5 Nats players to watch during Spring Training
WEST PALM BEACH, Fla. -- The Nationals open Spring Training this week, when pitchers and catchers report on Wednesday and hold their first workout on Thursday. Here are players to watch as the team sets out to defend its World Series title.
The search to fill the third-base vacancy left by Anthony Rendon has been headlined by Carter Kieboom. At 22 years old, the Nationals' No. 1 prospect per MLB Pipeline will get the opportunity to shift from shortstop and earn the starting role. On the flip side, attention should be paid to Cabrera, too. Kieboom, who has played 11 Major League games (all at shortstop) is not a lock at third. The team will have to see how he adjusts to a new position and potentially a big league starting job there. The 34-year-old Cabrera, on the other hand, has done it before and would bring 1,283 2/3 innings of veteran experience to the hot corner should the club think Kieboom needs more time at Triple-A Fresno.

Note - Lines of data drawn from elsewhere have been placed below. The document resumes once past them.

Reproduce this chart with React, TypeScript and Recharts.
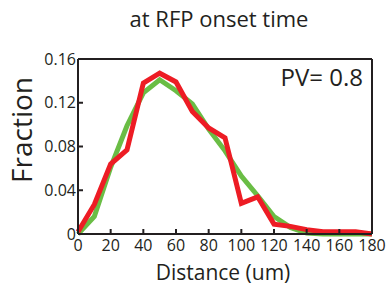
import { Label, Line, LineChart, ReferenceLine, XAxis, YAxis } from "recharts";

// Distance distribution at RFP onset time: model (green) vs measured (red).
const distances = [0, 10, 20, 30, 40, 50, 60, 70, 80, 90, 100, 110, 120, 130, 140, 150, 160, 170, 180];
const measured = [0.002, 0.027, 0.064, 0.077, 0.138, 0.147, 0.139, 0.112, 0.097, 0.088, 0.028, 0.034, 0.009, 0.007, 0.004, 0.002, 0.002, 0.002, 0];
const model = [0, 0.016, 0.061, 0.099, 0.129, 0.141, 0.131, 0.119, 0.096, 0.076, 0.053, 0.035, 0.016, 0.006, 0.001, 0, 0, 0, 0];
const xTicks = [0, 20, 40, 60, 80, 100, 120, 140, 160, 180];
const yTicks = [0, 0.04, 0.08, 0.12, 0.16];

const FONT = "'Open Sans', sans-serif";

const rows = distances.map((d, i) => ({ d, measured: measured[i], model: model[i] }));

export default function App() {
  return (
    <div style={{ position: "absolute", left: 0, top: 0, width: 390, height: 290, fontFamily: FONT }}>
      <LineChart width={390} height={290} data={rows} margin={{ top: 59, right: 18, left: 0, bottom: 0 }}>
        <XAxis
          dataKey="d"
          type="number"
          domain={[0, 180]}
          ticks={xTicks}
          height={56}
          stroke="#231f20"
          strokeWidth={2}
          tickSize={-5}
          tickMargin={11}
          tick={{ fill: "#231f20", fontSize: 16, fontFamily: FONT }}
        >
          <Label
            content={() => (
              <text x={223} y={280} textAnchor="middle" fontSize={21} fill="#231f20" fontFamily={FONT}>
                Distance (um)
              </text>
            )}
          />
        </XAxis>
        <YAxis
          type="number"
          domain={[0, 0.16]}
          ticks={yTicks}
          width={78}
          stroke="#231f20"
          strokeWidth={2}
          tickSize={-5}
          tickMargin={7}
          tickFormatter={(v: number) => (v === 0 ? "0" : v.toFixed(2))}
          tick={{ fill: "#231f20", fontSize: 16, fontFamily: FONT }}
        >
          <Label
            content={() => (
              <text
                x={32}
                y={130}
                textAnchor="middle"
                fontSize={28}
                fill="#231f20"
                fontFamily={FONT}
                transform="rotate(-90 32 130)"
              >
                Fraction
              </text>
            )}
          />
        </YAxis>
        <ReferenceLine y={0.16} stroke="#231f20" strokeWidth={2} />
        <ReferenceLine x={180} stroke="#231f20" strokeWidth={2} />
        <Line
          dataKey="model"
          stroke="#6abd45"
          strokeWidth={5}
          dot={false}
          isAnimationActive={false}
          strokeLinejoin="miter"
        />
        <Line
          dataKey="measured"
          stroke="#ed1c24"
          strokeWidth={5}
          dot={false}
          isAnimationActive={false}
          strokeLinejoin="miter"
        />
      </LineChart>
      <div
        style={{
          position: "absolute",
          left: 0,
          width: 438,
          top: 3,
          textAlign: "center",
          fontSize: 22,
          color: "#231f20",
        }}
      >
        at RFP onset time
      </div>
      <div style={{ position: "absolute", right: 27, top: 60, fontSize: 24, color: "#231f20" }}>PV= 0.8</div>
    </div>
  );
}
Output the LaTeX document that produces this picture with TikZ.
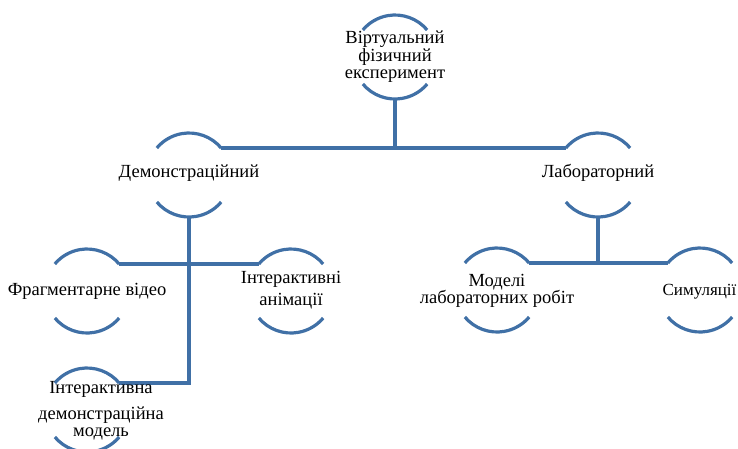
\documentclass[tikz,border=0pt]{standalone}
\usepackage{fontspec}
\setmainfont{Liberation Serif}
\definecolor{lineblue}{RGB}{64,112,166}
\begin{document}
\begin{tikzpicture}[x=1pt,y=-1pt,
  ring/.style={circle,minimum size=84pt,inner sep=0pt,outer sep=0pt},
  lbl/.style={font=\fontsize{18.5}{17.5}\selectfont,align=center,inner sep=0pt},
  conn/.style={draw=lineblue,line width=3.2pt},
  rim/.style={draw=lineblue,line width=3.2pt}]
\useasboundingbox (0,0) rectangle (738,448);
% circles
\node[ring] (top) at (395,57) {};
\node[ring] (dem) at (189,175) {};
\node[ring] (lab) at (598,175) {};
\node[ring] (fv)  at (87,291) {};
\node[ring] (ia)  at (291,291) {};
\node[ring] (idm) at (87,410) {};
\node[ring] (mlr) at (497,290) {};
\node[ring] (sim) at (700,290) {};
\foreach \n in {top,dem,lab,fv,ia,idm,mlr,sim}{
  \draw[rim] (\n.40) arc[start angle=40,end angle=140,radius=42pt];
  \draw[rim] (\n.220) arc[start angle=220,end angle=320,radius=42pt];
}
% connectors
\draw[conn] (top.south) -- (top.south |- dem.40);
\draw[conn] (dem.40) -- (lab.140);
\draw[conn] (fv.40) -- (ia.140);
\draw[conn] (dem.south) |- (idm.40);
\draw[conn] (lab.south) -- (lab.south |- mlr.40);
\draw[conn] (mlr.40) -- (sim.140);
% labels
\node[lbl] (ttop) at (395,57) {Віртуальний\\фізичний\\експеримент};
\node[lbl] (tdem) at (189,173) {Демонстраційний};
\node[lbl] (tlab) at (598,173) {Лабораторний};
\node[lbl] (tfv)  at (87,291) {Фрагментарне відео};
\node[lbl] (tia)  at (291,290) {Інтерактивні\\[4pt]анімації};
\node[lbl] (tidm) at (101,411) {Інтерактивна\\[8pt]демонстраційна\\модель};
\node[lbl] (tmlr) at (497,291) {Моделі\\лабораторних робіт};
\node[lbl,font=\fontsize{17}{17.5}\selectfont] (tsim) at (699.5,292) {Симуляції};
\end{tikzpicture}
\end{document}
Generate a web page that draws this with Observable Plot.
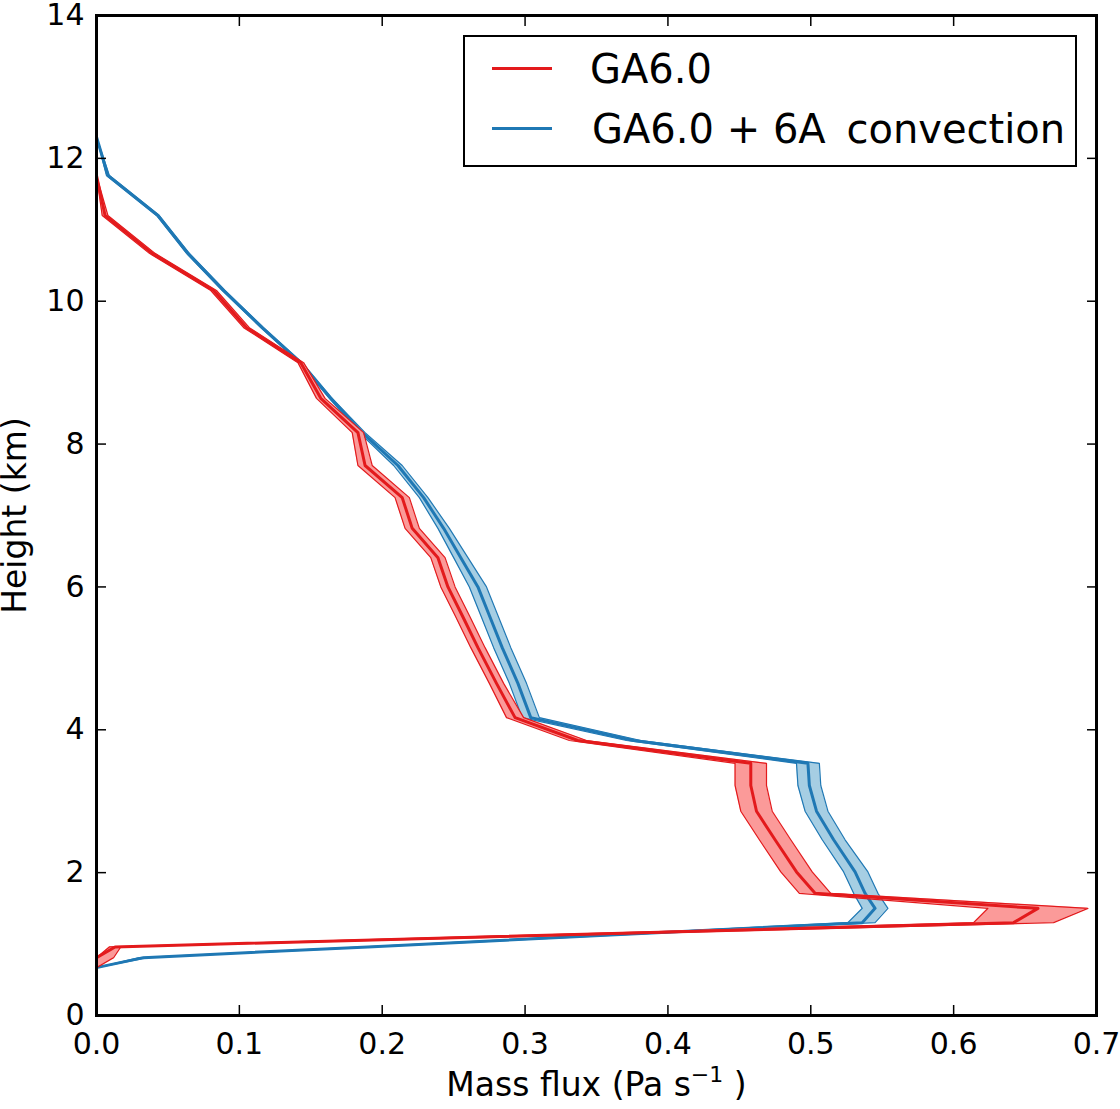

Soto ended his second Major League season with a bang, as the 21-year-old belted five home runs during the playoffs, including three during the World Series. What kind of production does Soto have to build upon? Last season, he tied for first on the Nationals in home runs (34), led National League left fielders with a .993 fielding percentage and ranked in the top 10 among NL players in walks (108, third), OPS (.949, sixth), runs (110, seventh), OPS+ (138, eighth), RBIs (110, ninth) and offensive bWAR (4.7, ninth). If Soto continues his momentum and growth at the plate, his production could help fill the gap from Rendon’s departure.
Nationals pitchers grinded out an additional 153 postseason innings during their title run. Strasburg pitched 36 1/3 frames in that stretch, on top of 209 during the regular season, en route to earning the World Series Most Valuable Player Award. He also ranked first in the NL in wins (18), was second in bWAR (6.3) and 10th in ERA (3.32) in the regular season. Strasburg’s performances were recognized this offseason when Washington signed him to a record-setting seven-year, $245 million contract. An adjustment happens the season after pitching so deep in October, and Strasburg -- like the rest of his rotation mates -- will have to counter the extra mileage from 2019 with preparation for ‘20 during Spring Training.
The question of where Robles will hit in the batting order could be an ongoing storyline during Spring Training. It remains to be seen how the Nats will use his speed, which led to 28 stolen bases last season. Robles took 112 at-bats second in the order, compared to a combined 398 at-bats between spots seven, eight and nine. He also hit .255/.326/.419 and recorded a .984 fielding percentage in 2019. During the World Series, his averages dropped to .160/.222/.240, but he did not commit any errors during the entire postseason. While Soto, 21, and Kieboom, 22, are noted for their ages, they aren’t the only young players worth watching -- Robles will turn 23 in May.
The Nationals added a third veteran to their late-game repertoire when they signed Harris this winter. Last season, the 35-year-old right-hander led qualified American League relievers with a 1.50 ERA for the Astros. Washington’s bullpen had the second-highest ERA (5.68) in MLB last regular season, but having options between Sean Doolittle and Daniel Hudson proved invaluable in its World Series run. Having Harris in the ‘pen this season with Doolittle and Hudson gives the Nationals a trio of arms with playoff experience to choose from to lock down a win.